Realitea · 30/04/2017 13:14

The problem is his lack of empathy, he is so used to being told what to do and what to think by his mother he will probably go with what she's said (enough's enough)
When he said he doesn't know if his family can put what's happened behind them, the counsellor said the marriage is between us two, not them. It's up to us to make it work. I wonder if that's when he realised he's over his head and would rather back out now rather than face up to real life and how normal adult relationships work

SandyY2K · 30/04/2017 13:47

I agree that you should use the time he's away to really think about the future of your marriage.

Do you want to spend the coming years with a man, unable to stand up to his mother.

It's not going to change, because he was raised in that environment and has been conditioned to do what she says. I don't see a time when things will change, unless he recognises that himself and has individual counselling to dig deeper and explore with a counsellor, how his childhood is affecting him now.

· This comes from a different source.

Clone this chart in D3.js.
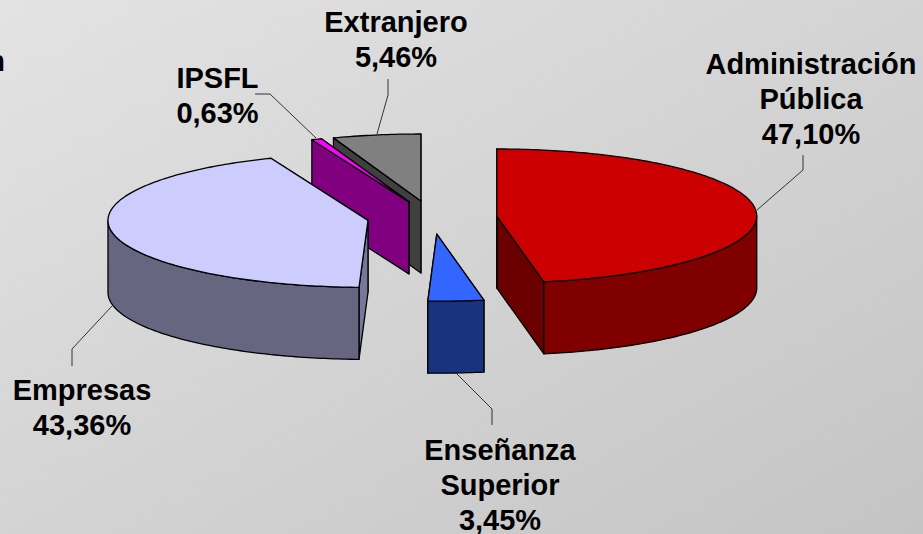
<!DOCTYPE html>
<html>
<head>
<meta charset="utf-8">
<script src="https://d3js.org/d3.v7.min.js"></script>
<style>
html, body { margin: 0; padding: 0; overflow: hidden; }
text { font-family: "Liberation Sans", Arial, sans-serif; font-weight: bold; font-size: 29px; fill: #000; }
</style>
</head>
<body>
<div id="chart"></div>
<script>
// values as printed on the chart, clockwise from 12 o'clock
var categories = ["Administración Pública", "Enseñanza Superior", "Empresas", "IPSFL", "Extranjero"];
var values = [47.10, 3.45, 43.36, 0.63, 5.46];
var valueLabels = ["47,10%", "3,45%", "43,36%", "0,63%", "5,46%"];
var labelLines = [["Administración", "Pública"], ["Enseñanza", "Superior"], ["Empresas"], ["IPSFL"], ["Extranjero"]];

var topColors = ["#cc0000", "#3366ff", "#ccccff", "#ff00ff", "#808080"];
var wallColors = ["#800000", "#19337f", "#666680", "#800080", "#404040"];
var innerColors = ["#6b0000", "#19337f", "#777799", "#800080", "#404040"];

var width = 923, height = 534;
var cx = 432, cy = 217.5, rx = 260, ry = 67, depth = 72, explode = 65;

var svg = d3.select("#chart").append("svg").attr("width", width).attr("height", height);

var grad = svg.append("defs").append("linearGradient").attr("id", "bg")
    .attr("x1", 0).attr("y1", 0).attr("x2", 1).attr("y2", 1);
grad.append("stop").attr("offset", "0%").attr("stop-color", "#e3e3e3");
grad.append("stop").attr("offset", "100%").attr("stop-color", "#c4c4c4");

svg.append("rect").attr("width", width).attr("height", height).attr("fill", "url(#bg)");

var slices = d3.pie().sort(null)(values).map(function(d, i) {
    var mid = (d.startAngle + d.endAngle) / 2;
    return {
        i: i,
        a0: d.startAngle,
        a1: d.endAngle,
        ax: cx + explode * Math.sin(mid),
        ay: cy - explode * (ry / rx) * Math.cos(mid)
    };
});

function rim(s, a) {
    return [s.ax + rx * Math.sin(a), s.ay - ry * Math.cos(a)];
}

function arcPoints(s, a0, a1, dy) {
    var n = Math.max(2, Math.ceil((a1 - a0) * 60));
    return d3.range(n + 1).map(function(k) {
        var p = rim(s, a0 + (a1 - a0) * k / n);
        return [p[0], p[1] + dy];
    });
}

var line = d3.line();

function poly(pts, fill) {
    svg.append("path")
        .attr("d", line(pts) + "Z")
        .attr("fill", fill)
        .attr("stroke", "#000")
        .attr("stroke-width", 1.3)
        .attr("stroke-linejoin", "round");
}

// back slices first so the front ones cover them
[4, 3, 2, 1, 0].forEach(function(i) {
    var s = slices[i];
    var apex = [s.ax, s.ay];
    var apexLow = [s.ax, s.ay + depth];
    var p0 = rim(s, s.a0), p1 = rim(s, s.a1);

    // flat cut walls
    poly([apex, p1, [p1[0], p1[1] + depth], apexLow], innerColors[i]);
    poly([apex, p0, [p0[0], p0[1] + depth], apexLow], innerColors[i]);

    // outer wall, only the part facing the viewer
    var from = Math.max(s.a0, Math.PI / 2), to = Math.min(s.a1, Math.PI * 1.5);
    if (to > from) {
        var upper = arcPoints(s, from, to, 0);
        var lower = arcPoints(s, from, to, depth).reverse();
        poly(upper.concat(lower), wallColors[i]);
    }

    // top face
    poly([apex].concat(arcPoints(s, s.a0, s.a1, 0)), topColors[i]);
});

// leader lines
var leaderPts = [
    [[757, 210], [803, 170], [803, 155]],
    [[456, 373], [492, 409], [492, 425]],
    [[112, 306], [72, 349], [72, 366]],
    [[316, 138], [270, 94], [255, 94]],
    [[377, 134], [388, 95], [388, 79]]
];
leaderPts.forEach(function(pts) {
    svg.append("path").attr("d", line(pts)).attr("fill", "none")
        .attr("stroke", "#333").attr("stroke-width", 1);
});

// label text
var labelX = [811, 500, 82, 217.5, 396];
var labelY = [74, 460, 400, 88, 32];
var lineGap = 35;
categories.forEach(function(c, i) {
    labelLines[i].concat([valueLabels[i]]).forEach(function(t, k) {
        svg.append("text")
            .attr("x", labelX[i])
            .attr("y", labelY[i] + k * lineGap)
            .attr("text-anchor", "middle")
            .text(t);
    });
});

// cut-off text at the left edge
svg.append("text").attr("x", 5).attr("y", 71).attr("text-anchor", "end").text("n");
</script>
</body>
</html>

I don't see his response as it being over. It's good he didn't lie and reassure you, if that's not how he feels.

Don't love bomb him. Start investing time in yourself and don't look to him for reassurance and because he isn't in a place to give it to you.

I'm not sure what it was that his family can't forgive you for, but I'll admit that I would find it hard to be married to my DH if my family didn't like him or hated him.

I'm from a ethnic background where the family of origin means a lot and their opinions really do matter.

That's not to say that family would interfere with your day to day life though.

One thing your counsellor said grabbed my attention. She said it's not about his family and but the two of you to which is indeed correct.

However, she's not taking into account the diversity issues that are relevant in your situation. I just picked up on a pp mentioning cultural differences between you. Apologies if I've got it wrong.

A counsellor should not just dismiss those issues, as it's not in line with the BACP ethical guidelines for counsellors. It may be that she doesn't recognise that the cultural differences are a factor.

Please don't think I'm saying she's not a good counsellor. It's just the awareness around diversity

Realitea · 30/04/2017 14:28

Thank you for your reply. I will make her aware of this next time we meet. Its always been hard for me trying to understand the differences in how the family communicate and how they are so close knit compared to mine who aren't close but get on well and say what we think without offence or drama being caused.
Definitely not going to love bomb him now, it's funny how every day I have a different emotion. Today is anger and yesterday was just love. I guess that's normal though. He's probably feeling the same.

SandyY2K · 30/04/2017 16:27

TBH you shouldn't have to tell her. It's her job to make herself aware and be mindful of it.

I have a fair idea about various cultures and the family dynamics. I could give you a bit of an insight if that would help.

Is he of African or Asian descent?

You don't have to answer, but you can PM your response to prevent outing yourself.